North Carolina State University said the U.S. Environmental Protection Agency approved its plan to fully demolish Poe Hall, pushing the long-contested building on Stinson Drive toward removal after more than two years of closure and federal review.

NC State said fencing would start going up around the seven-story building the week after its May 29 announcement, with demolition and abatement work expected to follow. University officials also said the long-term plan is to replace the former College of Education building with a new space, a move they framed as part of a larger planning process that still had to satisfy federal requirements and limit disruption to the academic calendar.

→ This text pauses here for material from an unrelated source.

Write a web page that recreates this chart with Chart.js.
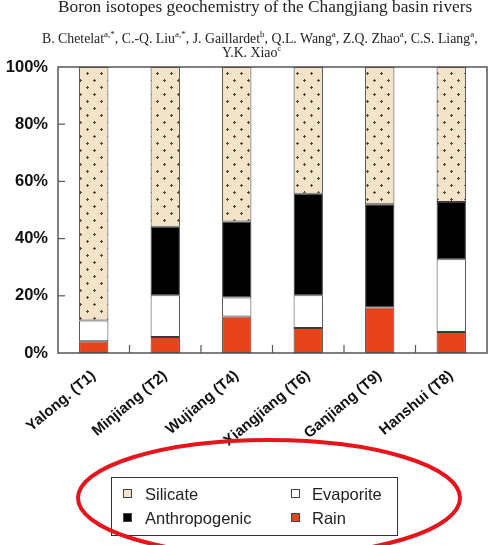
<!DOCTYPE html>
<html>
<head>
<meta charset="utf-8">
<script src="https://cdn.jsdelivr.net/npm/chart.js@4.4.1/dist/chart.umd.min.js"></script>
<style>
html,body{margin:0;padding:0;background:#fff;}
#wrap{position:relative;width:488px;height:545px;overflow:hidden;}
#c{position:absolute;left:0;top:0;}
.hdr{position:absolute;font-family:"Liberation Serif","DejaVu Serif",serif;color:#222;white-space:nowrap;line-height:1;}
.hdr sup{font-size:9px;vertical-align:6px;line-height:0;}
</style>
</head>
<body>
<div id="wrap">
  <canvas id="c" width="488" height="545"></canvas>
  <div class="hdr" style="left:58px;top:-2px;font-size:17.3px;">Boron isotopes geochemistry of the Changjiang basin rivers</div>
  <div class="hdr" style="left:42px;top:32px;font-size:13.8px;">B. Chetelat<sup>a,*</sup>, C.-Q. Liu<sup>a,*</sup>, J. Gaillardet<sup>b</sup>, Q.L. Wang<sup>a</sup>, Z.Q. Zhao<sup>a</sup>, C.S. Liang<sup>a</sup>,</div>
  <div class="hdr" style="left:222px;top:46px;font-size:13.8px;">Y.K. Xiao<sup>c</sup></div>
</div>
<script>
// values (% of dissolved boron), stacked bottom -> top
const categories = ['Yalong. (T1)', 'Minjiang (T2)', 'Wujiang (T4)', 'Xiangjiang (T6)', 'Ganjiang (T9)', 'Hanshui (T8)'];
const rain = [4.1, 5.6, 12.8, 8.7, 15.9, 7.3];
const evaporite = [7.3, 14.6, 6.6, 11.5, 0, 25.5];
const anthropogenic = [0, 23.9, 26.6, 35.5, 36.1, 20.0];
const silicate = [88.6, 55.9, 54.0, 44.3, 48.0, 47.2];
const yTicks = [0, 20, 40, 60, 80, 100];

const FONT = '"Liberation Sans", Arial, sans-serif';
const SIL = '#f3e3c8', RAIN = '#e8431c';

// dotted tan fill for the silicate part
function dotPattern(){
  const t = document.createElement('canvas');
  t.width = 14; t.height = 14;
  const g = t.getContext('2d');
  g.fillStyle = SIL; g.fillRect(0,0,14,14);
  g.fillStyle = '#4e4335';
  [[3,3],[10,10]].forEach(([x,y])=>{
    g.fillRect(x-1,y,3,1); g.fillRect(x,y-1,1,3);
  });
  return g.createPattern(t,'repeat');
}

const framePlugin = {
  id: 'frame',
  afterDatasetsDraw(chart){
    const {ctx, chartArea:a, scales} = chart;
    ctx.save();
    ctx.strokeStyle = '#555'; ctx.lineWidth = 1.5;
    ctx.strokeRect(a.left, a.top, a.right-a.left, a.bottom-a.top);
    ctx.lineWidth = 1.2;
    // inward y ticks
    yTicks.slice(1,-1).forEach(v=>{
      const y = scales.y.getPixelForValue(v);
      ctx.beginPath(); ctx.moveTo(a.left, y); ctx.lineTo(a.left+7, y); ctx.stroke();
    });
    // inward x ticks between categories
    for(let i=0;i<categories.length-1;i++){
      const x = (scales.x.getPixelForValue(i)+scales.x.getPixelForValue(i+1))/2;
      ctx.beginPath(); ctx.moveTo(x, a.bottom); ctx.lineTo(x, a.bottom-8); ctx.stroke();
    }
    ctx.restore();
  }
};

const legendPlugin = {
  id: 'boxLegend',
  afterDraw(chart){
    const ctx = chart.ctx;
    const ds = chart.data.datasets;
    const byLabel = l => ds.find(d=>d.label===l);
    const items = [
      [byLabel('Silicate'), 123, 145, 494],
      [byLabel('Evaporite'), 291, 312, 494],
      [byLabel('Anthropogenic'), 123, 145, 518],
      [byLabel('Rain'), 291, 312, 518]
    ];
    ctx.save();
    ctx.strokeStyle = '#333'; ctx.lineWidth = 1;
    ctx.strokeRect(111.5, 477.5, 286, 58);
    ctx.font = '16.5px ' + FONT;
    ctx.textBaseline = 'middle';
    items.forEach(([d, sx, tx, y])=>{
      ctx.fillStyle = d.label==='Silicate' ? SIL : d.backgroundColor;
      ctx.fillRect(sx, y-5, 9, 9);
      ctx.strokeStyle = '#444';
      ctx.strokeRect(sx+0.5, y-4.5, 8, 8);
      ctx.fillStyle = '#222';
      ctx.fillText(d.label, tx, y+1);
    });
    // red ellipse around the legend
    ctx.strokeStyle = '#e8141c'; ctx.lineWidth = 4;
    ctx.beginPath(); ctx.ellipse(269, 498, 191, 58, 0, 0, Math.PI*2); ctx.stroke();
    ctx.restore();
  }
};

const mk = (label, data, bg) => ({
  label, data, backgroundColor: bg, borderColor: '#3a3a3a', borderWidth: 1,
  borderSkipped: false, barPercentage: 0.41, categoryPercentage: 1
});

new Chart(document.getElementById('c'), {
  type: 'bar',
  data: {
    labels: categories,
    datasets: [
      mk('Rain', rain, RAIN),
      mk('Evaporite', evaporite, '#ffffff'),
      mk('Anthropogenic', anthropogenic, '#000000'),
      mk('Silicate', silicate, dotPattern())
    ]
  },
  options: {
    responsive: false, animation: false,
    layout: { padding: { top: 67, right: 1, left: 0, bottom: 0 } },
    plugins: { legend: { display: false }, tooltip: { enabled: false } },
    scales: {
      x: {
        stacked: true,
        grid: { display: false },
        border: { display: false },
        ticks: { font: { family: FONT, size: 15, weight: 'bold' }, color: '#111', minRotation: 40, maxRotation: 40, padding: 6 },
        afterFit(s){ s.height = 192; }
      },
      y: {
        stacked: true, min: 0, max: 100,
        grid: { display: false, drawTicks: false },
        border: { display: false },
        ticks: { stepSize: 20, padding: 10, font: { family: FONT, size: 16.5, weight: 'bold' }, color: '#111', callback: v => v + '%' },
        afterFit(s){ s.width = 58; }
      }
    }
  },
  plugins: [framePlugin, legendPlugin]
});
</script>
</body>
</html>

The decision marks a major turn in a contamination case that has already produced lawsuits and deep concern among former students, faculty and staff who say they were exposed to toxic chemicals inside the building. Poe Hall was closed in November 2023 after testing found PCBs, or polychlorinated biphenyls, in the building and its HVAC system. NC State’s archives say the building was completed and dedicated in 1971 and was built specifically for the College of Education.

The demolition does not settle the central health questions. EPA says PCBs have been demonstrated to cause serious health effects, including cancer, along with immune, reproductive, developmental, neurological and endocrine harm. In January 2026, 12 former students, faculty and staff filed suit alleging PCB exposure led to cancers and deaths. Their complaint described contamination in caulking, sealants, mastics, adhesives, electrical components and fluorescent light ballasts, and said the HVAC system helped spread toxins through the building.

AI-generated illustration
AI-generated illustration

NC State also received the written National Institute for Occupational Safety and Health report on Poe Hall in March. NIOSH had been conducting a Health Hazard Evaluation there since February 2024, and local reporting on the review said investigators found higher-than-expected cancer cases among Poe Hall employees, including elevated melanoma counts, but could not prove causation. That leaves the university facing not just demolition and cleanup costs, but continuing questions about what happened during decades of occupancy.

The university filed its own lawsuit against Monsanto in October 2025, alleging the company manufactured and supplied PCB-containing building materials used in Poe Hall and seeking damages for remediation costs, punitive damages and attorneys’ fees. For NC State, the EPA approval clears the way to remove the building. For the people who say they were exposed inside it, the fight over accountability is far from over.